CAMPAIGN · 1996 · FOX NEWS Fair and Balanced The slogan that turned the language of journalistic ethics into a partisan attack. Twenty-one years on air, then quietly retired in 2017 after Roger Ailes was forced out.

Alongside the slogans, a parallel trust frame emerged: the constancy of the feed itself. Most Trusted came after CNN's live-from-Baghdad Gulf War coverage proved that a 24-hour camera could outpace any evening anchor. Nunca desliga sold endurance as anchor against political shock. The lower third and the Breaking News chyron became epistemic signals - then, through overuse, anti-trust signals.

CAMPAIGN · 1996 · AL JAZEERA · QATAR The Opinion and the Other Opinion Launched the same year as Fox News. Mirror-image politics, structurally identical slogans.

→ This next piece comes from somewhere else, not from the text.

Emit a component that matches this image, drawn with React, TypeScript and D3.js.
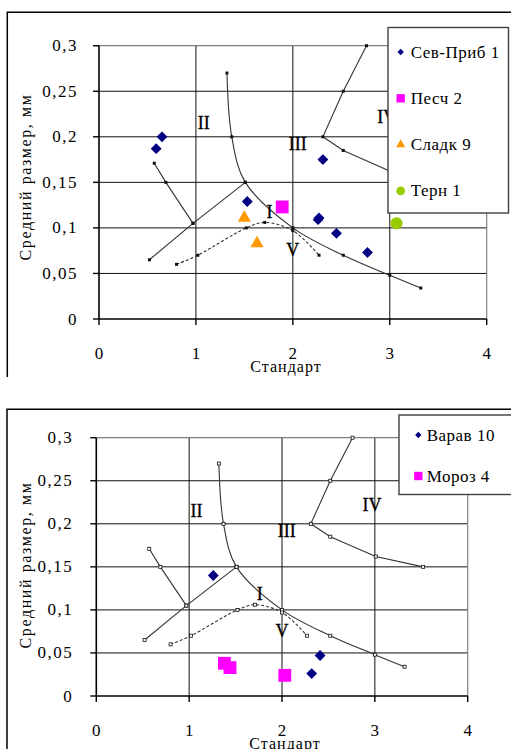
import { useEffect, useRef } from 'react'
import * as d3 from 'd3'

type Pt = [number, number]

// boundary curves (same in both panels)
const curveI: Pt[] = [[1.32, 0.27], [1.37, 0.2], [1.51, 0.15], [2.0, 0.1], [2.52, 0.07], [3.0, 0.048], [3.32, 0.034]]
const lineA: Pt[] = [[0.57, 0.171], [0.69, 0.15], [0.97, 0.105]]
const lineB: Pt[] = [[0.52, 0.065], [0.97, 0.105], [1.51, 0.15]]
const curveV: Pt[] = [[0.8, 0.06], [1.02, 0.07], [1.52, 0.1], [1.71, 0.106], [2.0, 0.097], [2.27, 0.07]]
const curveIII: Pt[] = [[2.76, 0.3], [2.52, 0.25], [2.31, 0.2], [2.52, 0.185], [3.01, 0.162], [3.52, 0.15]]

const zoneNames = ['II', 'III', 'IV', 'I', 'V']
const zoneAnchors: Pt[] = [[1.08, 0.215], [2.05, 0.192], [2.97, 0.222], [1.76, 0.118], [2.0, 0.076]]

// measured samples
const sevPrib1: Pt[] = [[0.59, 0.187], [0.65, 0.2], [2.31, 0.175], [1.53, 0.129], [2.27, 0.111], [2.26, 0.109], [2.45, 0.094], [2.77, 0.073]]
const pesch2: Pt[] = [[1.89, 0.123]]
const sladk9: Pt[] = [[1.5, 0.111], [1.63, 0.083]]
const tern1: Pt[] = [[3.07, 0.105]]
const varav10: Pt[] = [[1.26, 0.14], [2.41, 0.047], [2.32, 0.026]]
const moroz4: Pt[] = [[1.38, 0.038], [1.44, 0.033], [2.03, 0.024]]

const xTicks = [0, 1, 2, 3, 4]
const yTicks = [0, 0.05, 0.1, 0.15, 0.2, 0.25, 0.3]

const xTitle = 'Стандарт'
const yTitle = 'Средний размер, мм'

const SERIF = "'Liberation Serif', 'DejaVu Serif', 'Noto Serif', Times, serif"

type Series = { name: string, data: Pt[], shape: string, color: string }

const topSeries: Series[] = [
  { name: 'Сев-Приб 1', data: sevPrib1, shape: 'diamond', color: '#000080' },
  { name: 'Песч 2', data: pesch2, shape: 'square', color: '#FF00FF' },
  { name: 'Сладк 9', data: sladk9, shape: 'triangle', color: '#FF9900' },
  { name: 'Терн 1', data: tern1, shape: 'circle', color: '#99CC00' },
]
const bottomSeries: Series[] = [
  { name: 'Варав 10', data: varav10, shape: 'diamond', color: '#000080' },
  { name: 'Мороз 4', data: moroz4, shape: 'square', color: '#FF00FF' },
]

const symbolFor = (shape: string) => {
  if (shape === 'diamond') return d3.symbolDiamond2
  if (shape === 'square') return d3.symbolSquare
  if (shape === 'triangle') return d3.symbolTriangle
  return d3.symbolCircle
}
const markSize: Record<string, number> = { diamond: 75, square: 165, triangle: 75, circle: 115 }
const legendMarkSize: Record<string, number> = { diamond: 26, square: 70, triangle: 36, circle: 60 }

const fmt = (v: number) => (v === 0 ? '0' : String(v).replace('.', ','))

function drawPanel(svg: any, cfg: any, series: Series[]) {
  const g = svg.append('g').style('font-family', SERIF)
  const x = d3.scaleLinear().domain([0, 4]).range([cfg.left, cfg.right])
  const y = d3.scaleLinear().domain([0, 0.3]).range([cfg.bottom, cfg.top])

  // gridlines
  g.selectAll('.gy').data(yTicks.slice(1, -1)).join('line')
    .attr('x1', cfg.left).attr('x2', cfg.right)
    .attr('y1', (d: number) => y(d)).attr('y2', (d: number) => y(d))
    .attr('stroke', '#111').attr('stroke-width', 1)
  g.selectAll('.gx').data(xTicks.slice(1, -1)).join('line')
    .attr('x1', (d: number) => x(d)).attr('x2', (d: number) => x(d))
    .attr('y1', cfg.top).attr('y2', cfg.bottom)
    .attr('stroke', '#111').attr('stroke-width', 1)
  // plot border top / right
  g.append('path')
    .attr('d', `M${cfg.left},${y(0.3)}H${x(4)}V${cfg.bottom}`)
    .attr('fill', 'none').attr('stroke', '#808080').attr('stroke-width', 1.2)

  // axes
  g.append('line').attr('x1', cfg.left).attr('x2', cfg.right).attr('y1', cfg.bottom).attr('y2', cfg.bottom)
    .attr('stroke', '#000').attr('stroke-width', 1.6)
  g.append('line').attr('x1', cfg.left).attr('x2', cfg.left).attr('y1', cfg.top).attr('y2', cfg.bottom)
    .attr('stroke', '#000').attr('stroke-width', 1.6)
  g.selectAll('.tx').data(xTicks).join('line')
    .attr('x1', (d: number) => x(d)).attr('x2', (d: number) => x(d))
    .attr('y1', cfg.bottom).attr('y2', cfg.bottom + 6)
    .attr('stroke', '#000').attr('stroke-width', 1.4)
  g.selectAll('.ty').data(yTicks).join('line')
    .attr('x1', cfg.left - 6).attr('x2', cfg.left)
    .attr('y1', (d: number) => y(d)).attr('y2', (d: number) => y(d))
    .attr('stroke', '#000').attr('stroke-width', 1.4)

  g.selectAll('.xl').data(xTicks).join('text')
    .attr('x', (d: number) => x(d)).attr('y', cfg.bottom + 34)
    .attr('text-anchor', 'middle').attr('dominant-baseline', 'central')
    .style('font-family', SERIF).attr('font-size', 17).attr('fill', '#000')
    .text((d: number) => fmt(d))
  g.selectAll('.yl').data(yTicks).join('text')
    .attr('x', cfg.left - cfg.yLabelGap).attr('y', (d: number) => y(d))
    .attr('text-anchor', 'end').attr('dominant-baseline', 'central')
    .style('font-family', SERIF).attr('font-size', 17).attr('letter-spacing', 1.5).attr('fill', '#000')
    .text((d: number) => fmt(d))

  g.append('text').attr('x', cfg.xTitleX).attr('y', cfg.xTitleY)
    .attr('text-anchor', 'middle').attr('dominant-baseline', 'central')
    .style('font-family', SERIF).attr('font-size', 16).attr('letter-spacing', 1).text(xTitle)
  g.append('text').attr('transform', `translate(25,${cfg.yTitleY}) rotate(-90)`)
    .attr('text-anchor', 'middle').attr('dominant-baseline', 'central')
    .style('font-family', SERIF).attr('font-size', 16).attr('letter-spacing', 1.6).text(yTitle)

  // boundary lines
  const smooth = d3.line<Pt>().x(d => x(d[0])).y(d => y(d[1])).curve(d3.curveCatmullRom.alpha(0.5))
  const straight = d3.line<Pt>().x(d => x(d[0])).y(d => y(d[1]))
  const curves = [
    { data: curveI, gen: smooth, dash: null },
    { data: lineA, gen: straight, dash: null },
    { data: lineB, gen: straight, dash: null },
    { data: curveIII, gen: straight, dash: null },
    { data: curveV, gen: smooth, dash: '3,2' },
  ]
  curves.forEach(c => {
    g.append('path').attr('d', c.gen(c.data)).attr('fill', 'none')
      .attr('stroke', '#333').attr('stroke-width', 1.1)
      .attr('stroke-dasharray', c.dash)
    g.selectAll(null).data(c.data).join('rect')
      .attr('x', (d: Pt) => x(d[0]) - 1.5).attr('y', (d: Pt) => y(d[1]) - 1.5)
      .attr('width', 3).attr('height', 3)
      .attr('fill', cfg.hollow ? '#fff' : '#111').attr('stroke', '#111').attr('stroke-width', cfg.hollow ? 0.8 : 0)
  })

  g.selectAll('.zone').data(zoneNames).join('text')
    .attr('x', (d: string, i: number) => x(zoneAnchors[i][0]))
    .attr('y', (d: string, i: number) => y(zoneAnchors[i][1]))
    .attr('text-anchor', 'middle').attr('dominant-baseline', 'central')
    .style('font-family', SERIF).attr('font-size', 18).attr('fill', '#000')
    .attr('stroke', '#000').attr('stroke-width', 0.3)
    .text((d: string) => d)

  // samples
  series.forEach(s => {
    const sym = d3.symbol().type(symbolFor(s.shape)).size(markSize[s.shape])
    g.selectAll(null).data(s.data).join('path')
      .attr('d', sym)
      .attr('transform', (d: Pt) => `translate(${x(d[0])},${y(d[1])})`)
      .attr('fill', s.color)
  })

  // legend
  const lg = g.append('g')
  lg.append('rect').attr('x', cfg.legend.x).attr('y', cfg.legend.y)
    .attr('width', cfg.legend.w).attr('height', cfg.legend.h)
    .attr('fill', '#fff').attr('stroke', '#404040').attr('stroke-width', 1.4)
  const items = lg.selectAll('.li').data(series).join('g')
    .attr('transform', (d: Series, i: number) => `translate(${cfg.legend.x},${cfg.legend.firstY + i * cfg.legend.step})`)
  items.append('path')
    .attr('d', (d: Series) => d3.symbol().type(symbolFor(d.shape)).size(legendMarkSize[d.shape])())
    .attr('transform', `translate(${cfg.legend.markX},0)`)
    .attr('fill', (d: Series) => d.color)
  items.append('text').attr('x', cfg.legend.textX).attr('y', 0)
    .attr('dominant-baseline', 'central')
    .style('font-family', SERIF).attr('font-size', 17).attr('letter-spacing', 0.5)
    .text((d: Series) => d.name)

  // chart area frame (top + left visible)
  g.append('path').attr('d', `M${cfg.frame.x},${cfg.frame.y2}V${cfg.frame.y}H512`)
    .attr('fill', 'none').attr('stroke', '#000').attr('stroke-width', 1.5)
}

export default function App() {
  const svgRef = useRef<SVGSVGElement>(null)

  useEffect(() => {
    if (!svgRef.current) return
    const svg = d3.select(svgRef.current)
    svg.selectAll('*').remove()

    drawPanel(svg, {
      left: 99, right: 486.7, top: 45.7, bottom: 319,
      yLabelGap: 21, xTitleX: 286, xTitleY: 366, yTitleY: 177, hollow: false,
      legend: { x: 388, y: 27.5, w: 120.5, h: 185.5, firstY: 52, step: 46.3, markX: 12.7, textX: 22.7 },
      frame: { x: 7.3, y: 12.3, y2: 377 },
    }, topSeries)

    drawPanel(svg, {
      left: 96.3, right: 467.7, top: 437.7, bottom: 696,
      yLabelGap: 23, xTitleX: 285, xTitleY: 743, yTitleY: 565, hollow: true,
      legend: { x: 399, y: 415, w: 120, h: 79.5, firstY: 435, step: 41, markX: 19.3, textX: 27.7 },
      frame: { x: 7, y: 409.3, y2: 760 },
    }, bottomSeries)
  }, [])

  return (
    <svg ref={svgRef} width={511} height={749}
      style={{ position: 'absolute', left: 0, top: 0, background: '#fff' }} />
  )
}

The feed also changed what counted as evidence. Court TV made the trial itself into programming: not a report about justice, but justice as duration, access, and spectacle. Crossfire made balance visible as combat: left panel, right panel, raised voices, clean symmetry. These formats looked like transparency and pluralism. They often produced something more unstable: institutions and disagreements flattened into television grammar.

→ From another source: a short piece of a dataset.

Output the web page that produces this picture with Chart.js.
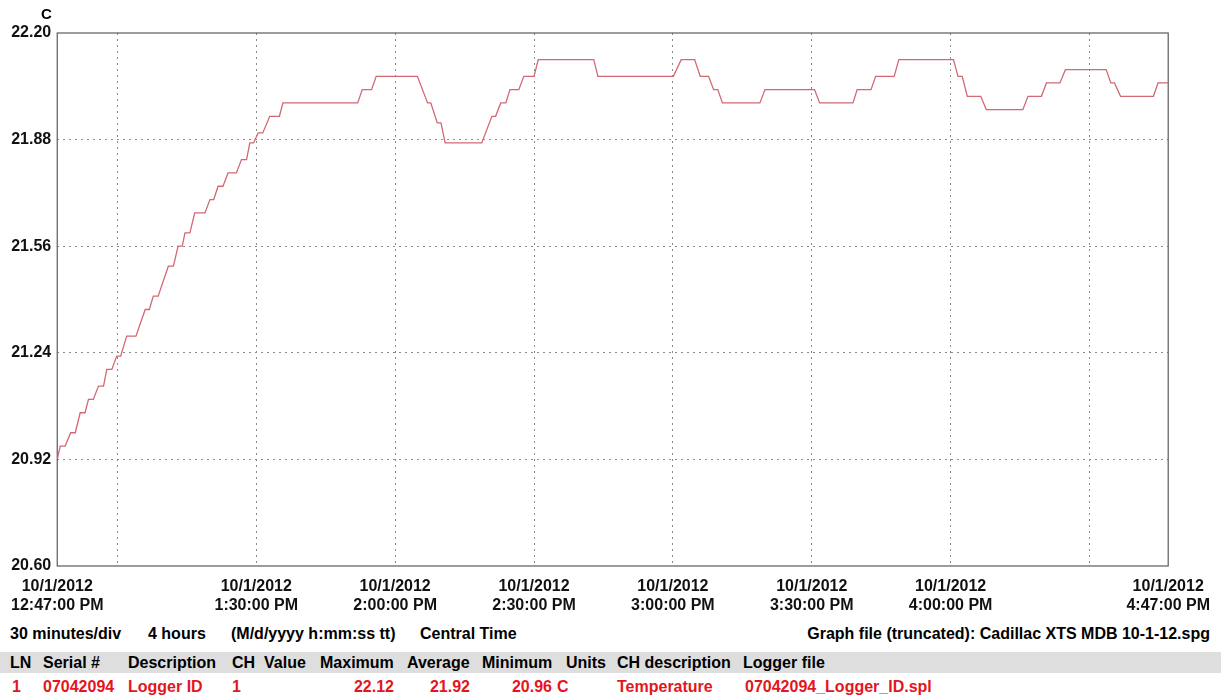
<!DOCTYPE html>
<html>
<head>
<meta charset="utf-8">
<script src="https://cdn.jsdelivr.net/npm/chart.js@4.4.1/dist/chart.umd.min.js"></script>
<style>
    body { margin: 0; background: #fff; }
    #page { position: relative; width: 1221px; height: 698px; font-family: "Liberation Sans", Arial, sans-serif; font-weight: bold; font-size: 16px; }
    #chart { position: absolute; left: 0; top: 0; }
    .t { position: absolute; white-space: nowrap; line-height: 19px; }
    .red { color: #e3161d; }
    #band { position: absolute; left: 0; top: 652px; width: 1221px; height: 21px; background: #dedede; }
</style>
</head>
<body>
<div id="page">
    <canvas id="chart" width="1221" height="622"></canvas>
    <div class="t" style="left:41px; top:4px; font-size:15px;">C</div>

    <div class="t" style="left:10px; top:624px;">30 minutes/div</div>
    <div class="t" style="left:148px; top:624px;">4 hours</div>
    <div class="t" style="left:231px; top:624px;">(M/d/yyyy h:mm:ss tt)</div>
    <div class="t" style="left:420px; top:624px;">Central Time</div>
    <div class="t" style="right:11px; top:624px;">Graph file (truncated): Cadillac XTS MDB 10-1-12.spg</div>

    <div id="band"></div>
    <div class="t" style="left:10px; top:653px;">LN</div>
    <div class="t" style="left:43px; top:653px;">Serial #</div>
    <div class="t" style="left:128px; top:653px;">Description</div>
    <div class="t" style="left:232px; top:653px;">CH</div>
    <div class="t" style="left:264px; top:653px;">Value</div>
    <div class="t" style="left:320px; top:653px;">Maximum</div>
    <div class="t" style="left:407px; top:653px;">Average</div>
    <div class="t" style="left:482px; top:653px;">Minimum</div>
    <div class="t" style="left:566px; top:653px;">Units</div>
    <div class="t" style="left:617px; top:653px;">CH description</div>
    <div class="t" style="left:743px; top:653px;">Logger file</div>

    <div class="t red" style="left:12px; top:677px;">1</div>
    <div class="t red" style="left:43px; top:677px;">07042094</div>
    <div class="t red" style="left:128px; top:677px;">Logger ID</div>
    <div class="t red" style="left:232px; top:677px;">1</div>
    <div class="t red" style="right:827px; top:677px;">22.12</div>
    <div class="t red" style="right:751px; top:677px;">21.92</div>
    <div class="t red" style="right:669px; top:677px;">20.96</div>
    <div class="t red" style="left:557px; top:677px;">C</div>
    <div class="t red" style="left:617px; top:677px;">Temperature</div>
    <div class="t red" style="left:745px; top:677px;">07042094_Logger_ID.spl</div>
</div>

<script>
// minutes after 12:47:00 PM, temperature in C
const minutes = [0, 0.65, 1.7, 2.9, 3.9, 4.95, 6.0, 6.75, 7.8, 8.9, 10.0, 10.7, 11.8, 12.85, 13.7,
    15.0, 17.0, 19.0, 19.9, 20.75, 21.8, 24.0, 25.1, 26.1, 27.0, 27.6, 28.65, 29.7, 31.9, 33.0,
    33.8, 34.75, 35.8, 36.9, 38.7, 39.8, 40.9, 41.6, 42.4, 43.4, 44.4, 45.9, 48.0, 48.75, 64.9,
    65.9, 67.9, 68.9, 77.8, 80.0, 80.7, 82.1, 82.9, 83.8, 91.7, 93.9, 94.7, 95.8, 96.9, 97.8,
    99.7, 100.8, 103.0, 103.9, 115.9, 116.8, 133.1, 134.8, 137.7, 138.9, 140.7, 141.8, 142.7, 143.7,
    151.8, 152.9, 163.6, 164.7, 171.9, 172.8, 175.8, 176.8, 180.8, 181.8, 193.6, 194.6, 195.5,
    196.6, 199.5, 200.7, 208.6, 209.7, 212.6, 213.7, 216.6, 217.8, 226.6, 227.6, 228.4, 229.7,
    236.8, 237.8, 240];
const temps = [20.92, 20.96, 20.96, 21.00, 21.00, 21.06, 21.06, 21.10, 21.10, 21.14, 21.14, 21.19, 21.19, 21.23, 21.23,
    21.29, 21.29, 21.37, 21.37, 21.41, 21.41, 21.50, 21.50, 21.56, 21.56, 21.60, 21.60, 21.66, 21.66, 21.70,
    21.70, 21.74, 21.74, 21.78, 21.78, 21.82, 21.82, 21.87, 21.87, 21.90, 21.90, 21.95, 21.95, 21.99, 21.99,
    22.03, 22.03, 22.07, 22.07, 21.99, 21.99, 21.93, 21.93, 21.87, 21.87, 21.95, 21.95, 21.99, 21.99, 22.03,
    22.03, 22.07, 22.07, 22.12, 22.12, 22.07, 22.07, 22.12, 22.12, 22.07, 22.07, 22.03, 22.03, 21.99,
    21.99, 22.03, 22.03, 21.99, 21.99, 22.03, 22.03, 22.07, 22.07, 22.12, 22.12, 22.07, 22.07,
    22.01, 22.01, 21.97, 21.97, 22.01, 22.01, 22.05, 22.05, 22.09, 22.09, 22.05, 22.05, 22.01,
    22.01, 22.05, 22.05];

const yTicks = [20.60, 20.92, 21.24, 21.56, 21.88, 22.20];
const gridMinutes = [13, 43, 73, 103, 133, 163, 193, 223];
const labelMinutes = [0, 43, 73, 103, 133, 163, 193, 240];
const labelDates = ['10/1/2012', '10/1/2012', '10/1/2012', '10/1/2012', '10/1/2012', '10/1/2012', '10/1/2012', '10/1/2012'];
const labelTimes = ['12:47:00 PM', '1:30:00 PM', '2:00:00 PM', '2:30:00 PM', '3:00:00 PM', '3:30:00 PM', '4:00:00 PM', '4:47:00 PM'];

const xTickValues = [...new Set([...labelMinutes, ...gridMinutes])].sort((a, b) => a - b);

const framePlugin = {
    id: 'frame',
    beforeDatasetsDraw(chart) {
        const { ctx, chartArea: a } = chart;
        ctx.save();
        ctx.strokeStyle = '#5a5a5a';
        ctx.lineWidth = 1.2;
        ctx.strokeRect(a.left, a.top, a.right - a.left, a.bottom - a.top);
        ctx.restore();
    }
};

const tickFont = { family: '"Liberation Sans", Arial, sans-serif', size: 16, weight: 'bold' };

new Chart(document.getElementById('chart'), {
    type: 'line',
    data: {
        datasets: [{
            data: minutes.map((m, i) => ({ x: m, y: temps[i] })),
            borderColor: '#d26874',
            borderWidth: 1.3,
            pointRadius: 0,
            tension: 0,
            fill: false
        }]
    },
    options: {
        responsive: false,
        animation: false,
        devicePixelRatio: 1,
        layout: { padding: { top: 33, right: 47, left: 0, bottom: 0 } },
        plugins: { legend: { display: false }, tooltip: { enabled: false } },
        scales: {
            x: {
                type: 'linear',
                min: 0,
                max: 240,
                afterBuildTicks: s => { s.ticks = xTickValues.map(v => ({ value: v })); },
                afterFit: s => { s.height = 56; },
                border: { display: false, dash: [2, 4] },
                grid: {
                    drawTicks: false,
                    lineWidth: 1,
                    color: c => gridMinutes.includes(c.tick && c.tick.value) ? '#8a8a8a' : 'rgba(0,0,0,0)'
                },
                ticks: {
                    autoSkip: false,
                    maxRotation: 0,
                    padding: 11,
                    color: '#111',
                    font: tickFont,
                    callback: v => {
                        const i = labelMinutes.indexOf(v);
                        return i < 0 ? '' : [labelDates[i], labelTimes[i]];
                    }
                }
            },
            y: {
                min: 20.60,
                max: 22.20,
                afterBuildTicks: s => { s.ticks = yTicks.map(v => ({ value: v })); },
                afterFit: s => { s.width = 57; },
                border: { display: false, dash: [2, 4] },
                grid: {
                    drawTicks: false,
                    lineWidth: 1,
                    color: c => (c.index > 0 && c.index < yTicks.length - 1) ? '#8a8a8a' : 'rgba(0,0,0,0)'
                },
                ticks: {
                    padding: 6,
                    color: '#111',
                    font: tickFont,
                    callback: v => v.toFixed(2)
                }
            }
        }
    },
    plugins: [framePlugin]
});
</script>
</body>
</html>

CAMPAIGN · 1996 · GLOBONEWS Nunca desliga Latin America's first 24-hour news channel. The slogan - "never turns off" - sold continuous broadcast as a psychological anchor in a region marked by political and economic shocks.

The same grammar globalized. Euronews answered the CNN effect with a multilingual European surface. BBC News 24 forced public-service authority into the tempo of rolling coverage. Al Arabiya positioned itself against Al Jazeera inside the Arab satellite wars. Alhurra, France 24, NHK WORLD, RT, Press TV, and CGTN show the next step: national perspective and state interest dressed in the visual language of neutral international news. Cable made soft power continuous.

CAMPAIGN · 2005 · RT Question More The cable trust pitch turned inside out. RT does not claim to have the facts - it invites the viewer to doubt everyone who does. Treated here as campaign mechanic; the propaganda framing belongs in the annex.

The chapter ends in 2008. The financial crisis broke the cable advertising model and shattered what remained of institutional trust. The networks that had served as stenographers for Wall Street, regulators, and the housing market lost credibility alongside the institutions they had covered. Audiences fragmented. Subscribers began cutting cords. Broadband and early social platforms reached critical mass at exactly the moment the legacy economic models imploded. The next chapter - Digital - will be about journalism trying to forge a new business case and a new claim to truth at the same time, in an environment where the old slogans had permanently lost their power.

"Fair and Balanced."
Fox News — 1996, retired 2017
The exit question

If "objectivity" can be weaponized - was it ever real?